Our error is to attempt to think outside networks, to pay attention only to the “visible” products and to forget the invisible infrastructures. In consequence, we no longer know how (or where) to situate the subject and its “contents”. Certainly not inside, as interiority is not a given, it is manufactured. Our problem is one of attention, we do not notice the networks that engender the psyche. So we must return to the “original experience” of this mode of existence: emotion. Emotion is a form of crisis and transit, where our interiority is in the grip of what feels like an outside force. It invades us, takes possession of us for a certain time and carries us away, transforming our reactions, and then leaves us changed for better or worse.

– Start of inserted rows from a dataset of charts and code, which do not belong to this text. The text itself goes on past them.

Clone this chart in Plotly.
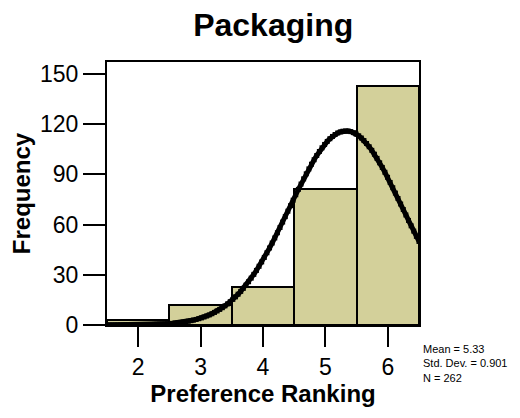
import numpy as np
import plotly.graph_objects as go

categories = [2, 3, 4, 5, 6]
frequencies = [3, 12, 23, 81, 143]
mean_val = 5.33
std_dev = 0.901
n_total = 262
y_ticks = [0, 30, 60, 90, 120, 150]
x_ticks = [2, 3, 4, 5, 6]

# normal curve fitted from the stated mean / sd / N (bin width 1)
xc = np.linspace(1.5, 6.5, 120)
yc = n_total * 1.0 / (std_dev * np.sqrt(2 * np.pi)) * np.exp(-0.5 * ((xc - mean_val) / std_dev) ** 2)

fig = go.Figure()
fig.add_trace(go.Bar(
    x=categories, y=frequencies, width=1.0,
    marker=dict(color="#D3D09A", line=dict(color="black", width=2)),
    showlegend=False,
))
fig.add_trace(go.Scatter(
    x=xc, y=yc, mode="lines+markers",
    line=dict(color="black", width=5),
    marker=dict(symbol="square", size=5, color="black"),
    showlegend=False,
))

font = "Liberation Sans, Arial, sans-serif"
fig.update_layout(
    width=512, height=410,
    margin=dict(l=99, r=101, t=54, b=93, autoexpand=False),
    paper_bgcolor="white", plot_bgcolor="white",
    bargap=0,
    title=dict(text="<b>Packaging</b>", x=0.518, xanchor="center", y=0.958, yanchor="middle",
               font=dict(family=font, size=32, color="black")),
    xaxis=dict(range=[1.5, 6.5], tickvals=x_ticks, ticks="outside", ticklen=20, tickwidth=2,
               tickcolor="black", showline=True, linecolor="black", linewidth=2, mirror=True,
               showgrid=False, zeroline=False,
               tickfont=dict(family=font, size=23, color="black"),
               title=dict(text="<b>Preference Ranking</b>", standoff=2,
                          font=dict(family=font, size=24, color="black"))),
    yaxis=dict(range=[0, 157.2], tickvals=y_ticks, ticks="outside", ticklen=22, tickwidth=2,
               tickcolor="black", showline=True, linecolor="black", linewidth=2, mirror=True,
               showgrid=False, zeroline=False,
               tickfont=dict(family=font, size=23, color="black"),
               title=dict(text="<b>Frequency</b>", standoff=10,
                          font=dict(family=font, size=24, color="black"))),
)

fig.add_annotation(
    text=f"Mean = {mean_val}<br>Std. Dev. = {std_dev}<br>N = {n_total}",
    xref="paper", yref="paper", x=1.005, y=-0.06, xanchor="left", yanchor="top",
    align="left", showarrow=False,
    font=dict(family=font, size=11, color="black"),
)

fig.write_html("out.html")
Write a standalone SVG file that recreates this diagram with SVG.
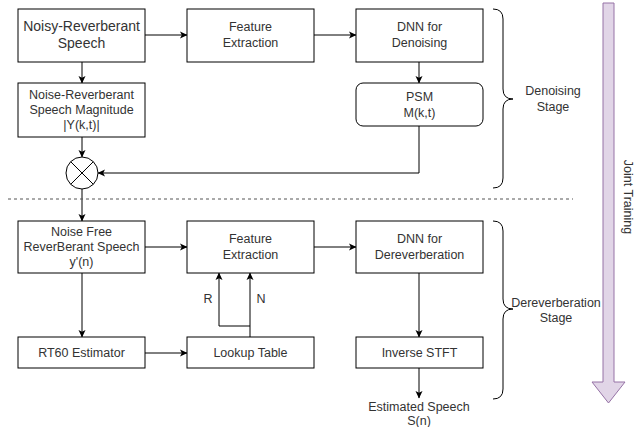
<svg xmlns="http://www.w3.org/2000/svg" width="643" height="427" viewBox="0 0 643 427">
<defs>
<marker id="arr" markerWidth="8" markerHeight="8" refX="7" refY="4" orient="auto" markerUnits="userSpaceOnUse">
<path d="M0,0.5 L7.5,4 L0,7.5 L1.8,4 Z" fill="#000"/>
</marker>
<style>
.box{fill:#fff;stroke:#000;stroke-width:1}
.t{font-family:"Liberation Sans",Arial,sans-serif;font-size:12.5px;fill:#333;text-anchor:middle}
.big{font-size:14px}
.c{fill:none;stroke:#000;stroke-width:1}
.ca{fill:none;stroke:#000;stroke-width:1;marker-end:url(#arr)}
</style>
</defs>
<rect width="643" height="427" fill="#fff"/>

<g id="connectors">
<path class="ca" d="M145,35 L187,35"/>
<path class="ca" d="M314,35 L356,35"/>
<path class="ca" d="M82,62 L82,83"/>
<path class="ca" d="M419,62 L419,83"/>
<path class="ca" d="M82,137 L82,157"/>
<path class="ca" d="M419,126 L419,173 L98,173"/>
<path class="ca" d="M82,189 L82,221"/>
<path class="ca" d="M145,247 L187,247"/>
<path class="ca" d="M314,247 L356,247"/>
<path class="ca" d="M82,273 L82,337"/>
<path class="ca" d="M145,353 L187,353"/>
<path class="ca" d="M250,337 L250,273"/>
<path class="ca" d="M250,326 L219,326 L219,273"/>
<path class="ca" d="M419,273 L419,337"/>
<path class="ca" d="M419,368 L419,398"/>
<text class="t" x="208" y="303">R</text>
<text class="t" x="261" y="303">N</text>
</g>

<g id="divider">
<line x1="8" y1="199" x2="573" y2="199" stroke="#555" stroke-width="1" stroke-dasharray="3,3"/>
</g>

<g id="noisy">
<rect class="box" x="18" y="9" width="127" height="53"/>
<text class="t big" x="81.5" y="31">Noisy-Reverberant</text>
<text class="t big" x="81.5" y="48">Speech</text>
</g>

<g id="fe1">
<rect class="box" x="187" y="9" width="127" height="53"/>
<text class="t" x="250.5" y="31">Feature</text>
<text class="t" x="250.5" y="47">Extraction</text>
</g>

<g id="dnn1">
<rect class="box" x="356" y="9" width="127" height="53"/>
<text class="t" x="419.5" y="31">DNN for</text>
<text class="t" x="419.5" y="47">Denoising</text>
</g>

<g id="mag">
<rect class="box" x="18" y="83" width="127" height="54"/>
<text class="t" x="81.5" y="99">Noise-Reverberant</text>
<text class="t" x="81.5" y="114">Speech Magnitude</text>
<text class="t" x="81.5" y="129">|Y(k,t)|</text>
</g>

<g id="psm">
<rect class="box" x="356" y="83" width="127" height="43" rx="7" ry="7"/>
<text class="t" x="419.5" y="101">PSM</text>
<text class="t" x="419.5" y="117">M(k,t)</text>
</g>

<g id="mult">
<circle cx="82" cy="173" r="16" fill="#fff" stroke="#000" stroke-width="1"/>
<path class="c" d="M70.7,161.7 L93.3,184.3 M93.3,161.7 L70.7,184.3"/>
</g>

<g id="denoisingStage">
<path class="c" d="M493,9 Q503,9 503,19 L503,89 Q503,99 513,99 Q503,99 503,109 L503,178 Q503,188 493,188"/>
<text class="t" x="553" y="95">Denoising</text>
<text class="t" x="553" y="111">Stage</text>
</g>

<g id="noisefree">
<rect class="box" x="18" y="221" width="127" height="52"/>
<text class="t" x="81.5" y="236">Noise Free</text>
<text class="t" x="81.5" y="251">ReverBerant Speech</text>
<text class="t" x="81.5" y="266">y'(n)</text>
</g>

<g id="fe2">
<rect class="box" x="187" y="221" width="127" height="52"/>
<text class="t" x="250.5" y="243">Feature</text>
<text class="t" x="250.5" y="259">Extraction</text>
</g>

<g id="dnn2">
<rect class="box" x="356" y="221" width="127" height="52"/>
<text class="t" x="419.5" y="243">DNN for</text>
<text class="t" x="419.5" y="259">Dereverberation</text>
</g>

<g id="rt60">
<rect class="box" x="18" y="337" width="127" height="31"/>
<text class="t" x="81.5" y="357">RT60 Estimator</text>
</g>

<g id="lookup">
<rect class="box" x="187" y="337" width="127" height="31"/>
<text class="t" x="250.5" y="357">Lookup Table</text>
</g>

<g id="istft">
<rect class="box" x="356" y="337" width="127" height="31"/>
<text class="t" x="419.5" y="357">Inverse STFT</text>
</g>

<g id="output">
<text class="t" x="419" y="411">Estimated Speech</text>
<text class="t" x="419" y="425">S(n)</text>
</g>

<g id="dereverbStage">
<path class="c" d="M493,221 Q503,221 503,231 L503,299 Q503,309 513,309 Q503,309 503,319 L503,389 Q503,399 493,399"/>
<text class="t" x="556" y="307">Dereverberation</text>
<text class="t" x="556" y="322">Stage</text>
</g>

<g id="joint">
<path d="M603,3 L614,3 L614,382 L625,382 L608.5,403 L592,382 L603,382 Z" fill="#e1d5e7" stroke="#9673a6" stroke-width="1"/>
<text class="t" transform="translate(624,197) rotate(90)" x="0" y="0">Joint Training</text>
</g>
</svg>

The modern self is a contradictory relation between the belief in an autonomous authentic indvidual subject alone in an objective world devoid of meaning, and the swarm of entities that are actually necessary to its fabrication and continual modifications. Caught in the repressive process of avoidance of these outside forces and of denial of their existence, the moderns have produced a vast array of therapeutic arrangements authorising their acknowledgement as inner facts susceptible to various forms of manipulation.
Latour affirms that an ethnopsychiatric approach to therapeutic situations gives us the best insight into the existence of these invisible beings and into the skill needed in dealing with them. We already have such a skill constructed over our many contacts with these invisible beings. We know how to deviate and deflect their forces to other targets and gain their energy for going on in life. These beings can transform us, alientaing or inspring us in uncanny ways. They metamorphose themselves too, so this is why they are “invisible”, they do not have the persistence of the beings of reproduction, they do not belong to their régime of visibility and of stability. They do not inhabit the same networks. But they are real nonetheless.

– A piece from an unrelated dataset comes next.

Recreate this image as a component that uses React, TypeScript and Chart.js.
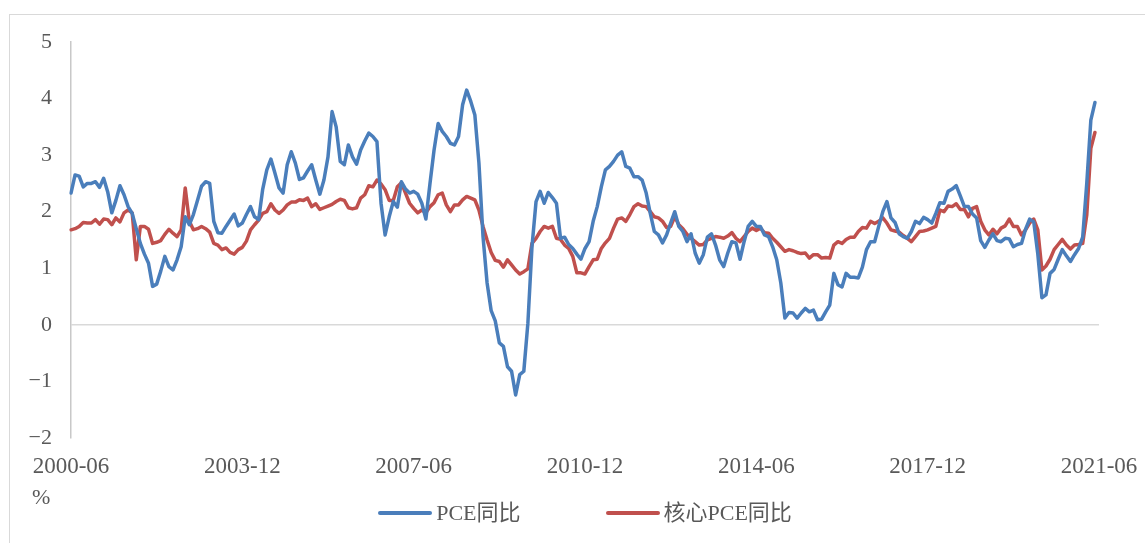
import React, { useEffect, useRef } from "react";
import { Chart, registerables } from "chart.js";

Chart.register(...registerables);

// Monthly categories 2000-06 … 2021-06
const CATEGORIES: string[] = Array.from({ length: 253 }, (_, k) => {
  const m = 5 + k;
  const y = 2000 + Math.floor(m / 12);
  const mm = (m % 12) + 1;
  return `${y}-${String(mm).padStart(2, "0")}`;
});

const TICK_LABELS = ["2000-06", "2003-12", "2007-06", "2010-12", "2014-06", "2017-12", "2021-06"];

const PCE_YOY = [
  2.33, 2.65, 2.63, 2.44, 2.5, 2.5, 2.53, 2.43, 2.59, 2.35,
  1.98, 2.2, 2.46, 2.3, 2.09, 1.97, 1.7, 1.44, 1.25, 1.09,
  0.68, 0.72, 0.95, 1.21, 1.03, 0.97, 1.15, 1.38, 1.91, 1.77,
  1.95, 2.2, 2.45, 2.53, 2.5, 1.83, 1.63, 1.62, 1.74, 1.85,
  1.96, 1.75, 1.8, 1.95, 2.09, 1.91, 1.86, 2.4, 2.74, 2.93,
  2.68, 2.42, 2.33, 2.83, 3.06, 2.86, 2.57, 2.6, 2.72, 2.83,
  2.56, 2.31, 2.56, 2.97, 3.77, 3.5, 2.89, 2.83, 3.18, 2.97,
  2.84, 3.09, 3.25, 3.39, 3.33, 3.24, 2.15, 1.59, 1.91, 2.18,
  2.08, 2.53, 2.4, 2.33, 2.36, 2.31, 2.15, 1.87, 2.5, 3.09,
  3.56, 3.42, 3.33, 3.21, 3.18, 3.33, 3.89, 4.15, 3.95, 3.71,
  2.86, 1.56, 0.74, 0.25, 0.07, -0.32, -0.38, -0.74, -0.82, -1.24,
  -0.88, -0.82, 0.03, 1.38, 2.18, 2.36, 2.15, 2.34, 2.25, 2.15,
  1.53, 1.55, 1.42, 1.35, 1.25, 1.16, 1.35, 1.47, 1.83, 2.09,
  2.44, 2.74, 2.8, 2.89, 3.0, 3.06, 2.8, 2.77, 2.62, 2.62,
  2.56, 2.33, 1.97, 1.65, 1.59, 1.45, 1.59, 1.8, 2.0, 1.74,
  1.65, 1.47, 1.61, 1.27, 1.09, 1.24, 1.55, 1.61, 1.41, 1.15,
  1.03, 1.27, 1.47, 1.45, 1.16, 1.47, 1.74, 1.83, 1.74, 1.74,
  1.59, 1.56, 1.38, 1.15, 0.74, 0.12, 0.22, 0.21, 0.12, 0.21,
  0.29, 0.23, 0.26, 0.09, 0.1, 0.23, 0.35, 0.91, 0.71, 0.67,
  0.91, 0.84, 0.84, 0.83, 1.02, 1.33, 1.47, 1.47, 1.74, 2.0,
  2.18, 1.89, 1.81, 1.61, 1.56, 1.53, 1.65, 1.83, 1.79, 1.9,
  1.86, 1.8, 1.97, 2.16, 2.15, 2.36, 2.4, 2.46, 2.28, 2.09,
  2.09, 1.96, 1.89, 1.49, 1.37, 1.5, 1.61, 1.49, 1.47, 1.53,
  1.52, 1.38, 1.42, 1.44, 1.69, 1.87, 1.82, 1.25, 0.48, 0.53,
  0.91, 0.98, 1.16, 1.33, 1.22, 1.12, 1.24, 1.35, 1.55, 2.5,
  3.62, 3.93,
];

const CORE_PCE_YOY = [
  1.68, 1.7, 1.74, 1.81, 1.8, 1.8, 1.86, 1.78, 1.87, 1.86,
  1.77, 1.89, 1.82, 1.98, 2.03, 1.98, 1.15, 1.74, 1.74, 1.69,
  1.44, 1.46, 1.49, 1.6, 1.69, 1.62, 1.56, 1.68, 2.42, 1.83,
  1.68, 1.7, 1.74, 1.7, 1.64, 1.44, 1.41, 1.33, 1.36, 1.28,
  1.25, 1.33, 1.37, 1.48, 1.68, 1.77, 1.85, 1.97, 2.0, 2.14,
  2.03, 1.97, 2.03, 2.12, 2.17, 2.17, 2.21, 2.2, 2.24, 2.09,
  2.14, 2.04, 2.07, 2.1, 2.13, 2.18, 2.22, 2.2, 2.07, 2.05,
  2.07, 2.24, 2.3, 2.46, 2.44, 2.56, 2.49, 2.39, 2.2, 2.2,
  2.44, 2.51, 2.33, 2.15, 2.06, 1.98, 2.03, 1.98, 2.09, 2.16,
  2.3, 2.33, 2.12, 2.0, 2.12, 2.12, 2.21, 2.27, 2.24, 2.21,
  2.03, 1.74, 1.5, 1.28, 1.14, 1.12, 1.02, 1.15, 1.06, 0.97,
  0.9, 0.94, 0.99, 1.44, 1.53, 1.65, 1.74, 1.71, 1.74, 1.53,
  1.51, 1.41, 1.35, 1.21, 0.92, 0.92, 0.9, 1.03, 1.15, 1.16,
  1.35, 1.45, 1.53, 1.71, 1.87, 1.89, 1.83, 1.95, 2.09, 2.14,
  2.1, 2.09, 2.0, 1.91, 1.89, 1.83, 1.72, 1.74, 1.91, 1.77,
  1.7, 1.6, 1.53, 1.47, 1.41, 1.42, 1.5, 1.53, 1.56, 1.55,
  1.53, 1.57, 1.63, 1.53, 1.47, 1.56, 1.65, 1.71, 1.67, 1.71,
  1.63, 1.62, 1.53, 1.46, 1.38, 1.3, 1.33, 1.31, 1.28, 1.26,
  1.27, 1.18, 1.24, 1.24, 1.18, 1.19, 1.18, 1.41, 1.47, 1.44,
  1.51, 1.55, 1.55, 1.65, 1.72, 1.71, 1.83, 1.79, 1.83, 1.89,
  1.8, 1.68, 1.66, 1.64, 1.58, 1.53, 1.47, 1.56, 1.65, 1.66,
  1.68, 1.71, 1.74, 2.03, 2.0, 2.1, 2.09, 2.14, 2.04, 2.04,
  1.91, 2.06, 2.09, 1.83, 1.68, 1.59, 1.69, 1.61, 1.71, 1.75,
  1.87, 1.74, 1.74, 1.59, 1.68, 1.8, 1.87, 1.68, 0.97, 1.04,
  1.16, 1.33, 1.42, 1.51, 1.41, 1.34, 1.41, 1.42, 1.44, 1.94,
  3.12, 3.4,
];

const SERIES_NAMES = ["PCE同比", "核心PCE同比"];
const BLUE = "#4a7ebb";
const RED = "#c0504d";
const TEXT = "#595959";
const FONT = "'Liberation Serif', 'DejaVu Serif', 'Noto Sans CJK SC', serif";

export default function App() {
  const ref = useRef<HTMLCanvasElement | null>(null);

  useEffect(() => {
    if (!ref.current) return;
    const chart = new Chart(ref.current, {
      type: "line",
      data: {
        labels: CATEGORIES,
        datasets: [
          {
            label: SERIES_NAMES[0],
            data: PCE_YOY,
            borderColor: BLUE,
            backgroundColor: BLUE,
            borderWidth: 3.5,
            pointRadius: 0,
            tension: 0,
            borderJoinStyle: "round",
            borderCapStyle: "round",
          },
          {
            label: SERIES_NAMES[1],
            data: CORE_PCE_YOY,
            borderColor: RED,
            backgroundColor: RED,
            borderWidth: 3.5,
            pointRadius: 0,
            tension: 0,
            borderJoinStyle: "round",
            borderCapStyle: "round",
          },
        ],
      },
      options: {
        animation: false,
        responsive: false,
        maintainAspectRatio: false,
        layout: { padding: { left: 0, top: 42, right: 46, bottom: 0 } },
        plugins: { legend: { display: false }, tooltip: { enabled: false } },
        scales: {
          x: {
            type: "category",
            offset: false,
            grid: { display: false, drawTicks: false },
            border: { display: false },
            ticks: {
              autoSkip: false,
              maxRotation: 0,
              minRotation: 0,
              padding: 15,
              color: TEXT,
              font: { family: FONT, size: 23 },
              callback: function (this: any, value: any) {
                const lbl = this.getLabelForValue(value);
                return TICK_LABELS.includes(lbl) ? lbl : "";
              },
            },
            afterFit: (scale: any) => {
              scale.height = 105;
              scale.paddingLeft = 0;
              scale.paddingRight = 0;
            },
          },
          y: {
            min: -2,
            max: 5,
            ticks: {
              stepSize: 1,
              padding: 19,
              color: TEXT,
              font: { family: FONT, size: 22 },
              callback: (v: any) => (Number(v) < 0 ? "\u2212" + Math.abs(Number(v)) : String(v)),
            },
            grid: {
              drawTicks: false,
              lineWidth: 1.5,
              color: (ctx: any) => (ctx.tick && ctx.tick.value === 0 ? "#d9d9d9" : "rgba(0,0,0,0)"),
            },
            border: { display: true, color: "#c8c8c8", width: 1.5 },
            afterFit: (scale: any) => {
              scale.width = 71;
            },
          },
        },
      },
    });
    return () => chart.destroy();
  }, []);

  const legendText: React.CSSProperties = {
    fontFamily: FONT,
    fontSize: 22,
    color: TEXT,
    lineHeight: "26px",
    whiteSpace: "nowrap",
  };

  return (
    <div>
      <div
        style={{
          position: "absolute",
          left: 9,
          top: 14,
          right: 0,
          bottom: 0,
          borderTop: "1px solid #d9d9d9",
          borderLeft: "1px solid #d9d9d9",
        }}
      />
      <canvas
        ref={ref}
        width={1145}
        height={543}
        style={{ position: "absolute", left: 0, top: 0, width: 1145, height: 543 }}
      />
      <div style={{ position: "absolute", left: 32, top: 484, ...legendText }}>%</div>
      <div
        style={{
          position: "absolute",
          left: 71,
          width: 1028,
          top: 500,
          display: "flex",
          justifyContent: "center",
          alignItems: "center",
          gap: 85,
        }}
      >
        {SERIES_NAMES.map((name, i) => (
          <div key={name} style={{ display: "flex", alignItems: "center", gap: 4 }}>
            <div
              style={{
                width: 54,
                height: 4,
                borderRadius: 2,
                background: i === 0 ? BLUE : RED,
              }}
            />
            <span style={legendText}>{name}</span>
          </div>
        ))}
      </div>
    </div>
  );
}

Thus in Latour’s system and in Tobie Nathan’s practice these invisible beings are quite real, although perhaps not in the way that those who consciously believe in their existence may suppose. Their scope is not just therapeutic but ontological, foregrounding by means of their own proprties of metamorphosis and invisibility the alteration that characterises the form of ontological pluralism that Latour advocates, which he calls “being-as-other”.

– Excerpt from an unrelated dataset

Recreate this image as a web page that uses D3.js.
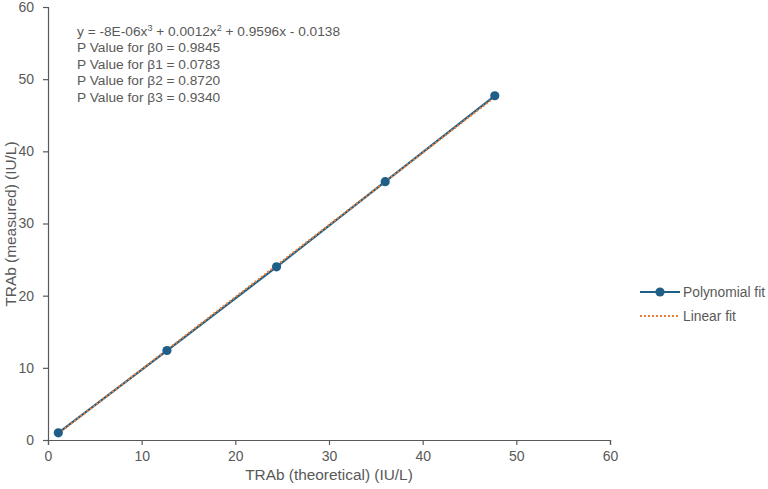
<!DOCTYPE html>
<html><head><meta charset="utf-8">
<script src="https://cdn.jsdelivr.net/npm/d3@7"></script>
<style>body{margin:0;background:#fff;} text{font-family:"Liberation Sans",Arial,sans-serif;fill:#595959;}</style>
</head><body><svg id="c" width="768" height="489"></svg>
<script>
const xTicks = [0,10,20,30,40,50,60];
const yTicks = [0,10,20,30,40,50,60];
const theoretical = [1.1, 12.7, 24.4, 36.0, 47.7];
const measured = [1.0, 12.4, 24.0, 35.8, 47.7];
const linearX = [1.1, 47.7];
const linearY = [0.9, 47.5];
const annotation = [
  ["y = -8E-06x", "3", " + 0.0012x", "2", " + 0.9596x - 0.0138"],
  ["P Value for β0 = 0.9845"],
  ["P Value for β1 = 0.0783"],
  ["P Value for β2 = 0.8720"],
  ["P Value for β3 = 0.9340"]
];
const legendLabels = ["Polynomial fit","Linear fit"];

const svg = d3.select("#c");
const x = d3.scaleLinear().domain([0,60]).range([48,610]);
const y = d3.scaleLinear().domain([0,60]).range([440,7]);
const axisColor = "#595959";

const xa = svg.append("g").attr("transform","translate(0,440)")
  .call(d3.axisBottom(x).tickValues(xTicks).tickSize(5).tickPadding(5));
const ya = svg.append("g").attr("transform","translate(48,0)")
  .call(d3.axisLeft(y).tickValues(yTicks).tickSize(5).tickPadding(6));
[xa,ya].forEach(g=>{
  g.select(".domain").attr("stroke",axisColor).attr("stroke-width",1.2);
  g.selectAll(".tick line").attr("stroke",axisColor).attr("stroke-width",1.2);
  g.selectAll(".tick text").attr("font-size",14).attr("fill","#595959").style("font-family","Liberation Sans, Arial, sans-serif");
});
ya.selectAll(".tick text").attr("dx","-3");
xa.selectAll(".tick text").attr("dy","0.75em");

svg.append("text").attr("x",329).attr("y",480).attr("text-anchor","middle").attr("font-size",15.4).text("TRAb (theoretical) (IU/L)");
svg.append("text").attr("transform","translate(16,224) rotate(-90)").attr("text-anchor","middle").attr("font-size",15.4).text("TRAb (measured) (IU/L)");

const blue = "#1f5f87", orange = "#ed7d31";
const pts = theoretical.map((t,i)=>[t,measured[i]]);
svg.append("path").datum(pts).attr("fill","none").attr("stroke",blue).attr("stroke-width",2.2)
  .attr("d", d3.line().x(d=>x(d[0])).y(d=>y(d[1])));
svg.append("path").datum(linearX.map((v,i)=>[v,linearY[i]])).attr("fill","none").attr("stroke",orange).attr("stroke-width",2)
  .attr("stroke-dasharray","2,2")
  .attr("d", d3.line().x(d=>x(d[0])).y(d=>y(d[1])));
svg.selectAll("circle.p").data(pts).enter().append("circle").attr("class","p")
  .attr("cx",d=>x(d[0])).attr("cy",d=>y(d[1])).attr("r",4.6).attr("fill",blue);

const ann = svg.append("g");
annotation.forEach((parts,i)=>{
  const t = ann.append("text").attr("x",77).attr("y",36+i*16.4).attr("font-size",13.7);
  parts.forEach((p,j)=>{
    if (parts.length>1 && (j===1||j===3)) {
      t.append("tspan").attr("font-size",9).attr("dy",-5).text(p);
    } else if (parts.length>1 && (j===2||j===4)) {
      t.append("tspan").attr("dy",5).text(p);
    } else t.append("tspan").text(p);
  });
});

const lg = svg.append("g");
lg.append("line").attr("x1",640).attr("x2",680).attr("y1",292).attr("y2",292).attr("stroke",blue).attr("stroke-width",2.2);
lg.append("circle").attr("cx",660).attr("cy",292).attr("r",4.6).attr("fill",blue);
lg.append("text").attr("x",683).attr("y",297).attr("font-size",13.8).text(legendLabels[0]);
lg.append("line").attr("x1",640).attr("x2",680).attr("y1",316).attr("y2",316).attr("stroke",orange).attr("stroke-width",2).attr("stroke-dasharray","2,2");
lg.append("text").attr("x",683).attr("y",321).attr("font-size",13.8).text(legendLabels[1]);
</script></body></html>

Latour acknowledges the existence of invisible beings, of forces, powers, divinities and demons that do not take us as unified persons; he emphasises the importance of psychic processes, of incorporeal metamorphoses, transformations, transmutations and becomings that oblige us to take being as alteration and repetition as difference. This is the language of affects and intensities that was developped by both Deleuze and Lyotard, but Latour does not give them ontological primacy, as Deleuze and Lyotard did at a certain moment. They constitute one mode of existence amongs many, and the pluriverse does not repose on this mode alone. Latour also breaks away the jargon-filled Freudo-Marxist conceptual field that complicated this ontology and burdened it with a heavy-handed academic style. By renewing our theoretical vocabulary and references Latour has freed us from antiquated connotations and other dogmatic residues of the last century’s philosophical combats.